How WWII changed family life in Soviet Russia (and probably elsewhere too)

This is an interesting paper (here is an ungated version) by Elizabeth Brainerd in the new issue of the Review of Economics and Statistics. Abstract:

How does a shock to sex ratios affect marriage markets and fertility? I use the drastic change in sex ratios caused by World War II to identify the effects of unbalanced sex ratios on Russian women. Using unique archival data, the results indicate that male scarcity led to lower rates of marriage and fertility, higher nonmarital births, and reduced bargaining power within marriage for women most affected by war deaths. The impact of sex ratio imbalance on marriage and family persisted for years after the war’s end and was likely magnified by policies that promoted nonmarital births and discouraged divorce.
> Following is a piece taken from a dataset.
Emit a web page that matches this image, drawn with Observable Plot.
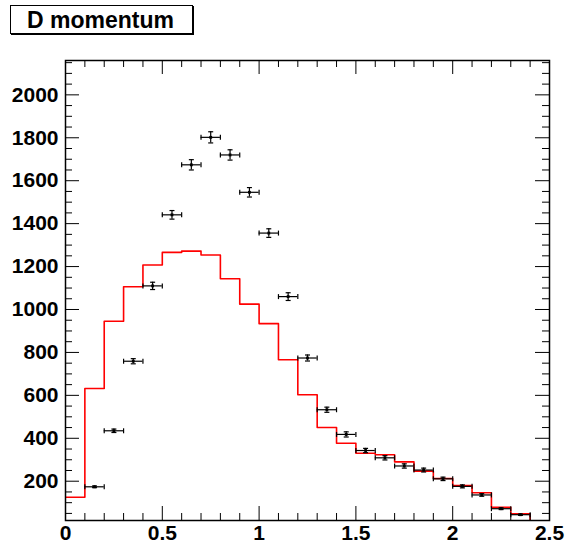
<!DOCTYPE html>
<html>
<head>
<meta charset="utf-8">
<script src="https://cdn.jsdelivr.net/npm/d3@7"></script>
<script src="https://cdn.jsdelivr.net/npm/@observablehq/plot@0.6"></script>
<style>
  html, body { margin: 0; padding: 0; background: #fff; }
  #wrap { position: relative; width: 566px; height: 552px; }
  #title {
    position: absolute; left: 10px; top: 5px; height: 27px;
    border: 1px solid #000; box-shadow: 1px 1px 0 #000; background: #fff;
    font-family: "Liberation Sans", Arial, sans-serif; font-weight: bold; font-size: 23px;
    line-height: 28px; padding-left: 16px; box-sizing: content-box; width: 165px; white-space: nowrap;
  }
</style>
</head>
<body>
<div id="wrap"><div id="title">D momentum</div></div>
<script>
// Histogram (red) bin lower edges and contents
const binLow = [0, 0.1, 0.2, 0.3, 0.4, 0.5, 0.6, 0.7, 0.8, 0.9, 1.0, 1.1, 1.2, 1.3, 1.4, 1.5, 1.6, 1.7, 1.8, 1.9, 2.0, 2.1, 2.2, 2.3, 2.4];
const mcValues = [125, 632, 945, 1106, 1207, 1266, 1272, 1254, 1143, 1025, 934, 766, 603, 450, 377, 330, 323, 290, 247, 213, 180, 146, 79, 48, 15];

// Data points (black) bin centres, contents, errors
const dataX = [0.15, 0.25, 0.35, 0.45, 0.55, 0.65, 0.75, 0.85, 0.95, 1.05, 1.15, 1.25, 1.35, 1.45, 1.55, 1.65, 1.75, 1.85, 1.95, 2.05, 2.15, 2.25, 2.35];
const dataY = [174, 435, 759, 1110, 1441, 1674, 1802, 1720, 1546, 1356, 1060, 774, 533, 418, 343, 309, 271, 252, 211, 176, 136, 72, 44];
const dataErr = [4, 8, 12, 17, 20, 24, 26, 24, 22, 20, 18, 14, 12, 12, 10, 10, 10, 9, 8, 7, 6, 4, 3];
const binHalf = 0.05;

// Axis ticks
const xMajor = [0, 0.5, 1, 1.5, 2, 2.5];
const xMinor = [0.1, 0.2, 0.3, 0.4, 0.6, 0.7, 0.8, 0.9, 1.1, 1.2, 1.3, 1.4, 1.6, 1.7, 1.8, 1.9, 2.1, 2.2, 2.3, 2.4];
const yMajor = [200, 400, 600, 800, 1000, 1200, 1400, 1600, 1800, 2000];
const yMinor = [50, 100, 150, 250, 300, 350, 450, 500, 550, 650, 700, 750, 850, 900, 950, 1050, 1100, 1150, 1250, 1300, 1350, 1450, 1500, 1550, 1650, 1700, 1750, 1850, 1900, 1950, 2050, 2100, 2150];

const W = 566, H = 552, mL = 65, mR = 17, mT = 60, mB = 32;
const fw = W - mL - mR, fh = H - mT - mB;
const majorLen = 14, minorLen = 7;

const hist = binLow.map((x, i) => ({x, y: mcValues[i]}));
hist.push({x: 2.5, y: mcValues[mcValues.length - 1]});
const pts = dataX.map((x, i) => ({x, y: dataY[i], e: dataErr[i]}));

const hCap = {draw(ctx) { ctx.moveTo(-2.5, 0); ctx.lineTo(2.5, 0); }};
const vCap = {draw(ctx) { ctx.moveTo(0, -2.5); ctx.lineTo(0, 2.5); }};

const chart = Plot.plot({
  width: W, height: H,
  marginLeft: mL, marginRight: mR, marginTop: mT, marginBottom: mB,
  style: {fontFamily: "'Liberation Sans', Arial, sans-serif", fontSize: "21px", fontWeight: "bold", color: "#000", background: "#fff"},
  x: {domain: [0, 2.5]},
  y: {domain: [17, 2160]},
  marks: [
    // red histogram
    Plot.line(hist, {x: "x", y: "y", curve: "step-after", stroke: "#ff0000", strokeWidth: 1.6, clip: true}),
    // error bars
    Plot.ruleY(pts, {y: "y", x1: d => d.x - binHalf, x2: d => d.x + binHalf, stroke: "#000", strokeWidth: 1.2}),
    Plot.ruleX(pts, {x: "x", y1: d => d.y - d.e, y2: d => d.y + d.e, stroke: "#000", strokeWidth: 1.2}),
    Plot.dot(pts, {x: "x", y: d => d.y - d.e, symbol: hCap, stroke: "#000", strokeWidth: 1.2, fill: "none"}),
    Plot.dot(pts, {x: "x", y: d => d.y + d.e, symbol: hCap, stroke: "#000", strokeWidth: 1.2, fill: "none"}),
    Plot.dot(pts, {x: d => d.x - binHalf, y: "y", symbol: vCap, stroke: "#000", strokeWidth: 1.2, fill: "none"}),
    Plot.dot(pts, {x: d => d.x + binHalf, y: "y", symbol: vCap, stroke: "#000", strokeWidth: 1.2, fill: "none"}),
    Plot.dot(pts, {x: "x", y: "y", symbol: "square", r: 1.6, fill: "#000"}),
    // inward ticks
    Plot.ruleX(xMajor, {x: d => d, insetTop: fh - majorLen, stroke: "#000"}),
    Plot.ruleX(xMinor, {x: d => d, insetTop: fh - minorLen, stroke: "#000"}),
    Plot.ruleX(xMajor, {x: d => d, insetBottom: fh - majorLen, stroke: "#000"}),
    Plot.ruleX(xMinor, {x: d => d, insetBottom: fh - minorLen, stroke: "#000"}),
    Plot.ruleY(yMajor, {y: d => d, insetRight: fw - majorLen, stroke: "#000"}),
    Plot.ruleY(yMinor, {y: d => d, insetRight: fw - minorLen, stroke: "#000"}),
    Plot.ruleY(yMajor, {y: d => d, insetLeft: fw - majorLen, stroke: "#000"}),
    Plot.ruleY(yMinor, {y: d => d, insetLeft: fw - minorLen, stroke: "#000"}),
    Plot.frame({stroke: "#000", strokeWidth: 1.5}),
    // labels
    Plot.axisX({ticks: xMajor, tickSize: 0, tickPadding: 5, tickFormat: d => String(d), label: null}),
    Plot.axisY({ticks: yMajor, tickSize: 0, tickPadding: 7, tickFormat: d => String(d), label: null})
  ]
});
document.getElementById("wrap").prepend(chart);
</script>
</body>
</html>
Other countries had similar wartime experiences to those of Russia. But what is unique about the Soviet  context is the scale of casualties during WWII. There was an estimated number of “26 to 27 million, or roughly 13.5% of the prewar population”, victims. “The sex ratio fell dramatically for individuals born in the 1920s and reached a low of 0.60 for women born in 1924″. And this “relative scarcity of men continued to profoundly affect women’s lives: women were less  likely to marry, more likely to give birth out of wedlock, and more likely to be divorced in  the birth cohorts and regions facing the greatest shortages of men” (all quotes from the paper).

As the abstract states, the effect of male shortage was likely enhanced by subsequent Soviet family policies (p. 3):

Alarmed at the devastating population losses suffered by the country and the  declining birth rate, the Soviet government implemented the strongly pronatalist  Family Code in 1944. This legislation imposed a tax on single people and married couples with fewer than three children and expanded the child benefit program to  provide a monthly payment for all children born out of wedlock (Heer, 1977). Far from discouraging nonmarital births, the 1944 law absolved fathers of any financial or legal responsibility for children fathered outside marriage; unmarried mothers were prohibited from naming the father on the birth certificate or claiming financial support for their children. The 1944 Family Code also made the procedure for divorce  so expensive and complicated that it has been described as effectively a ‘‘prohibition on divorce’’ (Avdeev & Monnier, 2000). The high cost of divorce combined with nearly costless nonmarital sexual relations significantly increased the cost of registered  marriage relative to bachelorhood for men.

The author concludes that, although the Soviet experience was certainly unique, the results on the effect of an extremely unbalanced sex ratio on marriage and fertility are informative also for other contexts. Similar things (albeit to a lesser extent) could have been going on in other post-war societies in Europe. And there is some empirical evidence to support this hypothesis (see here and here).